> [Task brief]: Leaving out every picture, quote the data below exactly as it appears.

> [Supplied material]:
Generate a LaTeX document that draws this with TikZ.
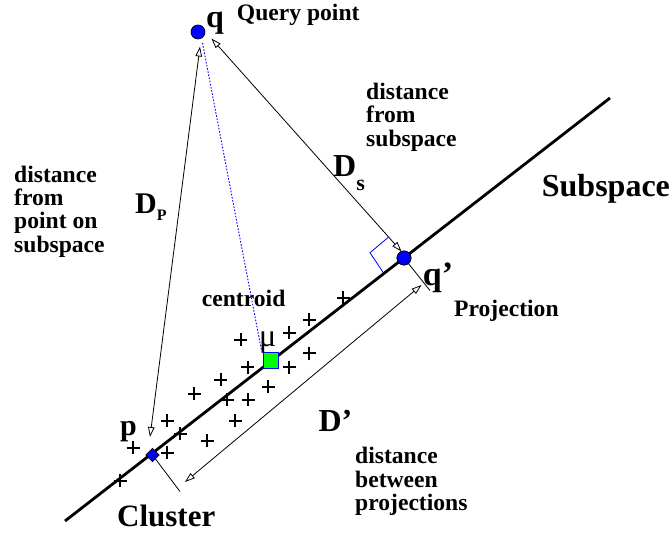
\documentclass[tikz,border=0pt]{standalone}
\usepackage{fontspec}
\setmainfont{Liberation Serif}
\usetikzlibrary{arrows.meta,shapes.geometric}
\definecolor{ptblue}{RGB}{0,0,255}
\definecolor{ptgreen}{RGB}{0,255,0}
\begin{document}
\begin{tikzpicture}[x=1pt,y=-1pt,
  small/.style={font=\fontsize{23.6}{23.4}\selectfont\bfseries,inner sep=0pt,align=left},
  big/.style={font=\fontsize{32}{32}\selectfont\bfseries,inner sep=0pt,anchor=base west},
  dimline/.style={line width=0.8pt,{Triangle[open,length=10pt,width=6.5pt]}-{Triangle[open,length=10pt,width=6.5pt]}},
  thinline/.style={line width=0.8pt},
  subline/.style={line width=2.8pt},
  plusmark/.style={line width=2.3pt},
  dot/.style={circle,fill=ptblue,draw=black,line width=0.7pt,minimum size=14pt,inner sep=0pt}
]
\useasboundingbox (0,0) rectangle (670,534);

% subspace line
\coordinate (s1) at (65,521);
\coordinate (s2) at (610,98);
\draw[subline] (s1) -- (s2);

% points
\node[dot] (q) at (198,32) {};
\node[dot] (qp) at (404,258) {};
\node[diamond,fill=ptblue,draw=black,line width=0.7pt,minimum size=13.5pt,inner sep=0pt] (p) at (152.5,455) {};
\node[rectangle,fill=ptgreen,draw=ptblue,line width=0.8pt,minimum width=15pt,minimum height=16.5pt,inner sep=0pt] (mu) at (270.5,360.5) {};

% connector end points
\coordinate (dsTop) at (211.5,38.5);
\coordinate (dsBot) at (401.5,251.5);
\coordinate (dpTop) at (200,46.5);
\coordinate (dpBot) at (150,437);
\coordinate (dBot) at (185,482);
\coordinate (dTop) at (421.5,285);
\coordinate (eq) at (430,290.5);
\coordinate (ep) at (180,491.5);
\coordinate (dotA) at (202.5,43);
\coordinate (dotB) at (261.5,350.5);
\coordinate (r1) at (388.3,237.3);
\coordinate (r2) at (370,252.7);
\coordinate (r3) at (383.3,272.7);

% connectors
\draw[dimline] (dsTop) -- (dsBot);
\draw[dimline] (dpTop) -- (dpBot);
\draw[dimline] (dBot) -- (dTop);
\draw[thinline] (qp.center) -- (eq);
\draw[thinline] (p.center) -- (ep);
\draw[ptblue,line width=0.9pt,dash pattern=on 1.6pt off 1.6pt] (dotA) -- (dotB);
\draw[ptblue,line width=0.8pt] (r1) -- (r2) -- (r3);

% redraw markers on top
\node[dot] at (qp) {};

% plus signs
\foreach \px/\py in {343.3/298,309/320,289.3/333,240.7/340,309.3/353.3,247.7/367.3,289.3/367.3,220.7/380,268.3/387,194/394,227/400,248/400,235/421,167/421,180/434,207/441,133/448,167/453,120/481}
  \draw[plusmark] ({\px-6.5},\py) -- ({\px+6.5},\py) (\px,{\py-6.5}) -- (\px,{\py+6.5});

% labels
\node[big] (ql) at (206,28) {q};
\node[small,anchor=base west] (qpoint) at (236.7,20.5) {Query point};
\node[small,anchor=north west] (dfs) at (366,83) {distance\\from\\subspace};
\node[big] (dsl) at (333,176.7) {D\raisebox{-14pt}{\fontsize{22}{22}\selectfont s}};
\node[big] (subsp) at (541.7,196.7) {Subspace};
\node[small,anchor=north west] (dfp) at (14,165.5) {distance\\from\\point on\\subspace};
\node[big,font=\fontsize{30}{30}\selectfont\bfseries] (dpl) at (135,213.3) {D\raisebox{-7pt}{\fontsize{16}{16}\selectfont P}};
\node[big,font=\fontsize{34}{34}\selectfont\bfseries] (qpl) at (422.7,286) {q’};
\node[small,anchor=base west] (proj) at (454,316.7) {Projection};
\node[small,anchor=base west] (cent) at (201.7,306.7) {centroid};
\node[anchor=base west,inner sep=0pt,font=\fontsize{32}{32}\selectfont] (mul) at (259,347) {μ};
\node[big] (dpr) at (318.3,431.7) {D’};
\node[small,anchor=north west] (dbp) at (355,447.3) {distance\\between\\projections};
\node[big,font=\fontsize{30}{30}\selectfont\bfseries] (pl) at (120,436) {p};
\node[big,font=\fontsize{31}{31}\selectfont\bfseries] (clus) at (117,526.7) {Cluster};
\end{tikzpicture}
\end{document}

> [Complete output]:
Generate a LaTeX document that draws this with TikZ.
\documentclass[tikz,border=0pt]{standalone}
\usepackage{fontspec}
\setmainfont{Liberation Serif}
\usetikzlibrary{arrows.meta,shapes.geometric}
\definecolor{ptblue}{RGB}{0,0,255}
\definecolor{ptgreen}{RGB}{0,255,0}
\begin{document}
\begin{tikzpicture}[x=1pt,y=-1pt,
  small/.style={font=\fontsize{23.6}{23.4}\selectfont\bfseries,inner sep=0pt,align=left},
  big/.style={font=\fontsize{32}{32}\selectfont\bfseries,inner sep=0pt,anchor=base west},
  dimline/.style={line width=0.8pt,{Triangle[open,length=10pt,width=6.5pt]}-{Triangle[open,length=10pt,width=6.5pt]}},
  thinline/.style={line width=0.8pt},
  subline/.style={line width=2.8pt},
  plusmark/.style={line width=2.3pt},
  dot/.style={circle,fill=ptblue,draw=black,line width=0.7pt,minimum size=14pt,inner sep=0pt}
]
\useasboundingbox (0,0) rectangle (670,534);

% subspace line
\coordinate (s1) at (65,521);
\coordinate (s2) at (610,98);
\draw[subline] (s1) -- (s2);

% points
\node[dot] (q) at (198,32) {};
\node[dot] (qp) at (404,258) {};
\node[diamond,fill=ptblue,draw=black,line width=0.7pt,minimum size=13.5pt,inner sep=0pt] (p) at (152.5,455) {};
\node[rectangle,fill=ptgreen,draw=ptblue,line width=0.8pt,minimum width=15pt,minimum height=16.5pt,inner sep=0pt] (mu) at (270.5,360.5) {};

% connector end points
\coordinate (dsTop) at (211.5,38.5);
\coordinate (dsBot) at (401.5,251.5);
\coordinate (dpTop) at (200,46.5);
\coordinate (dpBot) at (150,437);
\coordinate (dBot) at (185,482);
\coordinate (dTop) at (421.5,285);
\coordinate (eq) at (430,290.5);
\coordinate (ep) at (180,491.5);
\coordinate (dotA) at (202.5,43);
\coordinate (dotB) at (261.5,350.5);
\coordinate (r1) at (388.3,237.3);
\coordinate (r2) at (370,252.7);
\coordinate (r3) at (383.3,272.7);

% connectors
\draw[dimline] (dsTop) -- (dsBot);
\draw[dimline] (dpTop) -- (dpBot);
\draw[dimline] (dBot) -- (dTop);
\draw[thinline] (qp.center) -- (eq);
\draw[thinline] (p.center) -- (ep);
\draw[ptblue,line width=0.9pt,dash pattern=on 1.6pt off 1.6pt] (dotA) -- (dotB);
\draw[ptblue,line width=0.8pt] (r1) -- (r2) -- (r3);

% redraw markers on top
\node[dot] at (qp) {};

% plus signs
\foreach \px/\py in {343.3/298,309/320,289.3/333,240.7/340,309.3/353.3,247.7/367.3,289.3/367.3,220.7/380,268.3/387,194/394,227/400,248/400,235/421,167/421,180/434,207/441,133/448,167/453,120/481}
  \draw[plusmark] ({\px-6.5},\py) -- ({\px+6.5},\py) (\px,{\py-6.5}) -- (\px,{\py+6.5});

% labels
\node[big] (ql) at (206,28) {q};
\node[small,anchor=base west] (qpoint) at (236.7,20.5) {Query point};
\node[small,anchor=north west] (dfs) at (366,83) {distance\\from\\subspace};
\node[big] (dsl) at (333,176.7) {D\raisebox{-14pt}{\fontsize{22}{22}\selectfont s}};
\node[big] (subsp) at (541.7,196.7) {Subspace};
\node[small,anchor=north west] (dfp) at (14,165.5) {distance\\from\\point on\\subspace};
\node[big,font=\fontsize{30}{30}\selectfont\bfseries] (dpl) at (135,213.3) {D\raisebox{-7pt}{\fontsize{16}{16}\selectfont P}};
\node[big,font=\fontsize{34}{34}\selectfont\bfseries] (qpl) at (422.7,286) {q’};
\node[small,anchor=base west] (proj) at (454,316.7) {Projection};
\node[small,anchor=base west] (cent) at (201.7,306.7) {centroid};
\node[anchor=base west,inner sep=0pt,font=\fontsize{32}{32}\selectfont] (mul) at (259,347) {μ};
\node[big] (dpr) at (318.3,431.7) {D’};
\node[small,anchor=north west] (dbp) at (355,447.3) {distance\\between\\projections};
\node[big,font=\fontsize{30}{30}\selectfont\bfseries] (pl) at (120,436) {p};
\node[big,font=\fontsize{31}{31}\selectfont\bfseries] (clus) at (117,526.7) {Cluster};
\end{tikzpicture}
\end{document}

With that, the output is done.